— MATERIAL PROVIDED —
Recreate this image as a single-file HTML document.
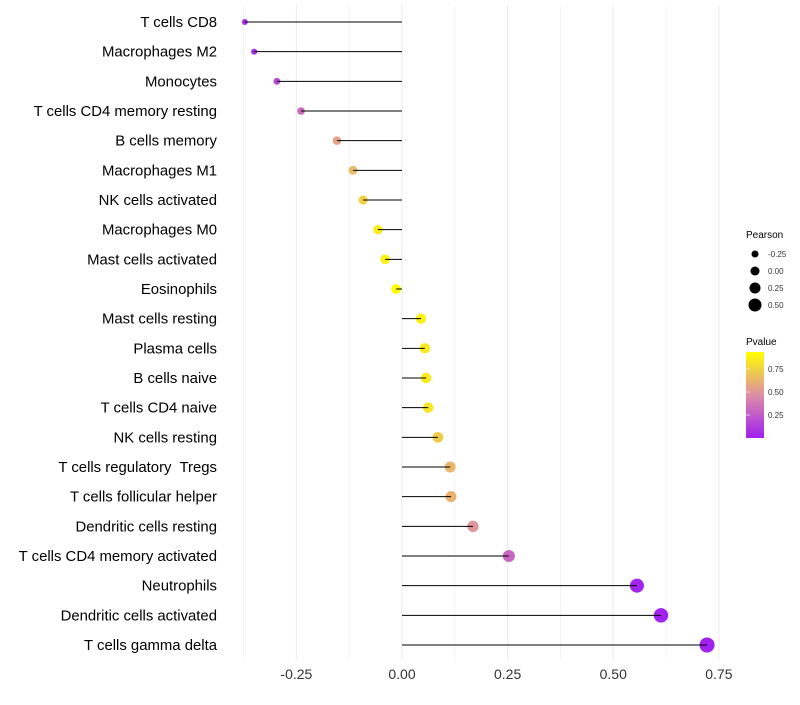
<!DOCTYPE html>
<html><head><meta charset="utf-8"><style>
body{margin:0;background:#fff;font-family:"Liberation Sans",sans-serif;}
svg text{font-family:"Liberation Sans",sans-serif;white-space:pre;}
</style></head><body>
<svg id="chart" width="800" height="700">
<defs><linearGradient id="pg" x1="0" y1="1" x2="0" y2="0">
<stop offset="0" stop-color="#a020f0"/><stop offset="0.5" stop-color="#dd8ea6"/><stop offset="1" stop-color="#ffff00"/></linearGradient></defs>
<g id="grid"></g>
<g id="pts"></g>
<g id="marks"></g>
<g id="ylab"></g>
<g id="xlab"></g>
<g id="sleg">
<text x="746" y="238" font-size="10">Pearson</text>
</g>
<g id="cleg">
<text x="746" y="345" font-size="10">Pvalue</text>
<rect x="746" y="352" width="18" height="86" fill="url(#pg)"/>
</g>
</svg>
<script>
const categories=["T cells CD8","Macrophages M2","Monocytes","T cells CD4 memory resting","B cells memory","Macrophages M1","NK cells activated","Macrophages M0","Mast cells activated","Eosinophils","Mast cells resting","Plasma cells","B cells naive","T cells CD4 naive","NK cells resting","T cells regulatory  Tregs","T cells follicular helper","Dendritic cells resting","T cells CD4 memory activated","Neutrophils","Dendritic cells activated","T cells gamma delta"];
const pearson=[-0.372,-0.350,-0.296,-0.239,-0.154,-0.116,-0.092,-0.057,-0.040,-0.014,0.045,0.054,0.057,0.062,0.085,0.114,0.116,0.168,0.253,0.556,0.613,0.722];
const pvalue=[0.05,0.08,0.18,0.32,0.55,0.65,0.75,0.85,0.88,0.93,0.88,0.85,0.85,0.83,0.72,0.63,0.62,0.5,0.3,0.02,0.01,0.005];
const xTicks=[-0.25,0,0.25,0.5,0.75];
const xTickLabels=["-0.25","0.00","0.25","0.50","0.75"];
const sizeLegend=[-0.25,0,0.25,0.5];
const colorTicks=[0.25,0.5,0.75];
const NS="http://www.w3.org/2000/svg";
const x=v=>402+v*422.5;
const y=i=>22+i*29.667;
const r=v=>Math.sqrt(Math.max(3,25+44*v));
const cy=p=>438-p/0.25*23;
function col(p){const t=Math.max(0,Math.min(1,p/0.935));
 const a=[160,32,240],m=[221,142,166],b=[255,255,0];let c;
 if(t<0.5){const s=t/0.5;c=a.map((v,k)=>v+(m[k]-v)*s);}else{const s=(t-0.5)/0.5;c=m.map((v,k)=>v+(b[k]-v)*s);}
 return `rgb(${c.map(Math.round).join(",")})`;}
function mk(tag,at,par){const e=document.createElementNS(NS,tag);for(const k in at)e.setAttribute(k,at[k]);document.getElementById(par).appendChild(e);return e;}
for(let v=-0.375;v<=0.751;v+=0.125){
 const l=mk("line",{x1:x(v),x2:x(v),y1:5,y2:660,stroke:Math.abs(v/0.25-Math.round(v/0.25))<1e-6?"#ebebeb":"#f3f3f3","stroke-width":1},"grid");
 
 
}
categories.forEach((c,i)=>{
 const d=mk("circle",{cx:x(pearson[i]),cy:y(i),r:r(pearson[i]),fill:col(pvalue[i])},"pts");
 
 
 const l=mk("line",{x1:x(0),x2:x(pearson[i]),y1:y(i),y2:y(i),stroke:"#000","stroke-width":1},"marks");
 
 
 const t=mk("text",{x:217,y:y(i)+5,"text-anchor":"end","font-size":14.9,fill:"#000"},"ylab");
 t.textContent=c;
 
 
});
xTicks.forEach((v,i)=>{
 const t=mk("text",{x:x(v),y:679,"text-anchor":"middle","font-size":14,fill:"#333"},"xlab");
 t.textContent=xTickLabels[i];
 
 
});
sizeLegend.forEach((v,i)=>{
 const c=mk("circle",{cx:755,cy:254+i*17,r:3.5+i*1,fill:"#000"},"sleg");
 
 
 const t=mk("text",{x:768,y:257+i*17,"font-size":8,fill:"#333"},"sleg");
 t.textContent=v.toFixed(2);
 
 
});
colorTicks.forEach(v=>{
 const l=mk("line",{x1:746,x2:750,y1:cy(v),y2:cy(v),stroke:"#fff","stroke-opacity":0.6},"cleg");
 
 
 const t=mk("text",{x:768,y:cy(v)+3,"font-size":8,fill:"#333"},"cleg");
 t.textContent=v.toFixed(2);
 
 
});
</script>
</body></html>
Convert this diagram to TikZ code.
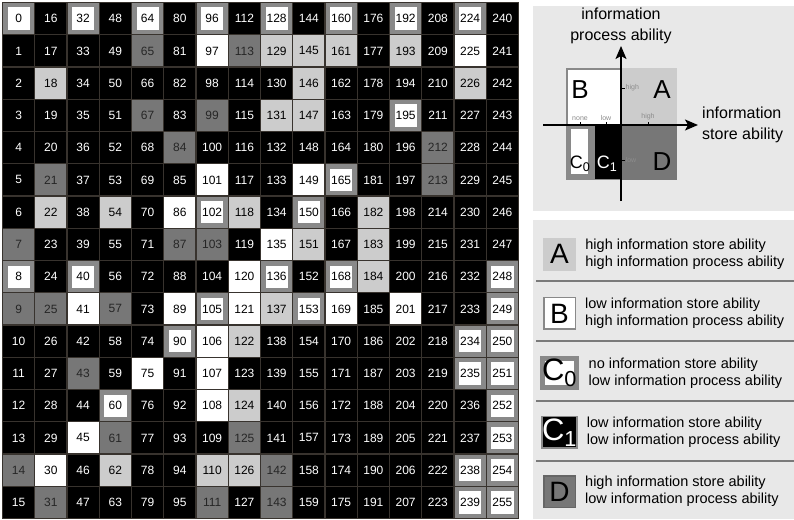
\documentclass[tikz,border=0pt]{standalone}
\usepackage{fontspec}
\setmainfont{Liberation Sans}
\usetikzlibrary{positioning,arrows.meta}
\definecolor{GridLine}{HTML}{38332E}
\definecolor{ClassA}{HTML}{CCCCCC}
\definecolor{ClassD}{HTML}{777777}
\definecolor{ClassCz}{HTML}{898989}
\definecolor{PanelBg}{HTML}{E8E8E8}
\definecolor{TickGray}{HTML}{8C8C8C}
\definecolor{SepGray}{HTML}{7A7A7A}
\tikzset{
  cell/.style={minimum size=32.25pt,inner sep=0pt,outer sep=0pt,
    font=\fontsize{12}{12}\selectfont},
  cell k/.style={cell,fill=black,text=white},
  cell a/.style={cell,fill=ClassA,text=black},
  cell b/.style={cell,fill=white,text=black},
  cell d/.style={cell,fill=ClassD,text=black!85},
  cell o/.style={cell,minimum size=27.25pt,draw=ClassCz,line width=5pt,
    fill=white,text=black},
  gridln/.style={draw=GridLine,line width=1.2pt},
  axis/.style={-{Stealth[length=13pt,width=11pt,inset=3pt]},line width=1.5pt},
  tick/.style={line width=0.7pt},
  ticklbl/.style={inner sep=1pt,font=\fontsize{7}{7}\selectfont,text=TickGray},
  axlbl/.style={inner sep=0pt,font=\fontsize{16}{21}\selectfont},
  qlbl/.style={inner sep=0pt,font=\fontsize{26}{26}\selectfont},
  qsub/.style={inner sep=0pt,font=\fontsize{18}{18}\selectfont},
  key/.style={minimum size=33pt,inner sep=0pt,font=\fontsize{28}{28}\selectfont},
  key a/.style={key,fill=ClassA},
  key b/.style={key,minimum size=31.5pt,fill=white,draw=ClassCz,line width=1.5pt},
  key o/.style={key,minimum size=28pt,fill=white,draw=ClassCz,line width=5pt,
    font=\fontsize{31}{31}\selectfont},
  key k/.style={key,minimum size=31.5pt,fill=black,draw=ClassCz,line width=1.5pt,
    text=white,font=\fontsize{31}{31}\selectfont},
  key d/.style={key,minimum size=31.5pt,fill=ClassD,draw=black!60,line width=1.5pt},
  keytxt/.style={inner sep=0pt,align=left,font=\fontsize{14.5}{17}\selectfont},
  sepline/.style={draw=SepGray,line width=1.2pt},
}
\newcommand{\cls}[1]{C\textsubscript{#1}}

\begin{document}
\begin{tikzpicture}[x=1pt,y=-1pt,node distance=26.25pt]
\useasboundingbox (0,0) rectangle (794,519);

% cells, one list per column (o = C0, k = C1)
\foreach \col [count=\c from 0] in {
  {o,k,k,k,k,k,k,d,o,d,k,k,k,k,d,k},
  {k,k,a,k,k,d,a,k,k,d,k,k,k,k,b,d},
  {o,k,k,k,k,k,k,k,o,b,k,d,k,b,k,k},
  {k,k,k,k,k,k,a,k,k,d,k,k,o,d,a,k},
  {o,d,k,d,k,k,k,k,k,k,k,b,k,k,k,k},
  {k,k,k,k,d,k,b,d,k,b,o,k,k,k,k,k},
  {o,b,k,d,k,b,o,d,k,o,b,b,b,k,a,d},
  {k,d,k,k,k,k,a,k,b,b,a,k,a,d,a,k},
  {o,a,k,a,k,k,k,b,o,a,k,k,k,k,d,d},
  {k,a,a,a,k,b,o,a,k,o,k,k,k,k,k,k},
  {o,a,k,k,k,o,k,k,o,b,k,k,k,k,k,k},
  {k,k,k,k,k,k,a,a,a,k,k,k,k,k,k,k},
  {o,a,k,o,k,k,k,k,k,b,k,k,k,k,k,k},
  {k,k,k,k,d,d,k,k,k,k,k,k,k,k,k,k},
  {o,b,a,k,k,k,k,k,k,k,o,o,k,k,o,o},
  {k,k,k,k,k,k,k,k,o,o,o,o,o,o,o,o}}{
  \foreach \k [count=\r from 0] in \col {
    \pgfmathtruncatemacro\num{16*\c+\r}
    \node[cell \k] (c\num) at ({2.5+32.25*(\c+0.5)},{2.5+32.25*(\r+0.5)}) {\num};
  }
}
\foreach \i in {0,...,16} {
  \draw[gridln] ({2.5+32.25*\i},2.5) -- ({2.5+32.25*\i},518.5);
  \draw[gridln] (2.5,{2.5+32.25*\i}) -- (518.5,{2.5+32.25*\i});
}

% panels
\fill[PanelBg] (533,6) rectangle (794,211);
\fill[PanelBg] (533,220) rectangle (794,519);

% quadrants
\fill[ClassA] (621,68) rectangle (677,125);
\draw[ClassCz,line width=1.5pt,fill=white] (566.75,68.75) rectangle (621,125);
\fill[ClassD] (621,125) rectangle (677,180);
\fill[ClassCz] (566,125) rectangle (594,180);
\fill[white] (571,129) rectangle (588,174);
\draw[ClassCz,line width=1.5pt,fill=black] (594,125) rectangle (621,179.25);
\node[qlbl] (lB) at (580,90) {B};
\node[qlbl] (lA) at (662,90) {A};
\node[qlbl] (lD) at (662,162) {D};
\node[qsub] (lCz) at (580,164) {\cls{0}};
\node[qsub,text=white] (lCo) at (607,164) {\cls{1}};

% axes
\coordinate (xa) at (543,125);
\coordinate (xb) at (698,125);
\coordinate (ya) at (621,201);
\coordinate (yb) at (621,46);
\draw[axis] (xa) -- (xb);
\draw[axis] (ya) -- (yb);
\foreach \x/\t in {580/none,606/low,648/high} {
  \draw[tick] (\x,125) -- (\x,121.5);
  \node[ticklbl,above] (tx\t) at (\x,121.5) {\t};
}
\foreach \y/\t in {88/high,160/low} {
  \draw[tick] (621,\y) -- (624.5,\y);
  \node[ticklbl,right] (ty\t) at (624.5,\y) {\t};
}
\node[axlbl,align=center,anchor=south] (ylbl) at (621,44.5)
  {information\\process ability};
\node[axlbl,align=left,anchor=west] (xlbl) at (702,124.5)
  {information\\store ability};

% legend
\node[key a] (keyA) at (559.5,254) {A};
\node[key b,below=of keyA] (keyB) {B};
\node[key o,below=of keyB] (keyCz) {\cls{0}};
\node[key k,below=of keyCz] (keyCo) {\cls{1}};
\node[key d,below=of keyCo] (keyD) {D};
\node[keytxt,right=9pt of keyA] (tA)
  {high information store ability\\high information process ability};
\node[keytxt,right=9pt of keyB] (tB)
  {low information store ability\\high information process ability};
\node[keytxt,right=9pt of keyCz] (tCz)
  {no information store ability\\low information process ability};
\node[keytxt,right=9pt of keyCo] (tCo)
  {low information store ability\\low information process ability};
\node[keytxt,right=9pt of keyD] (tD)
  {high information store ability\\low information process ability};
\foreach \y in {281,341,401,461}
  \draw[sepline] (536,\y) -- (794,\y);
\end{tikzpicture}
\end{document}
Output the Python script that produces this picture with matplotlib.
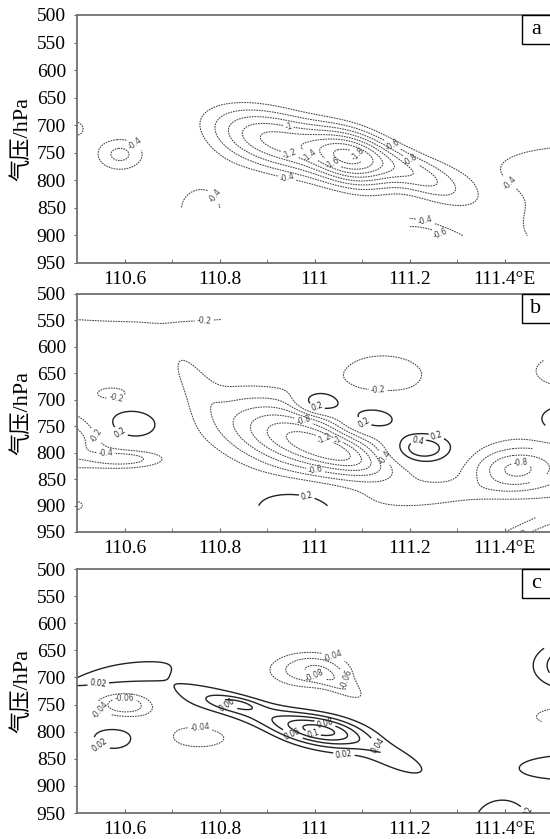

— OBJECTIVE —
Find and copy each line above that includes the string "this".

— COMPLETE OUTPUT —
Recreate this image as a single-file HTML document.
Convert this diagram to TikZ code.
Output the Python script that produces this picture with matplotlib.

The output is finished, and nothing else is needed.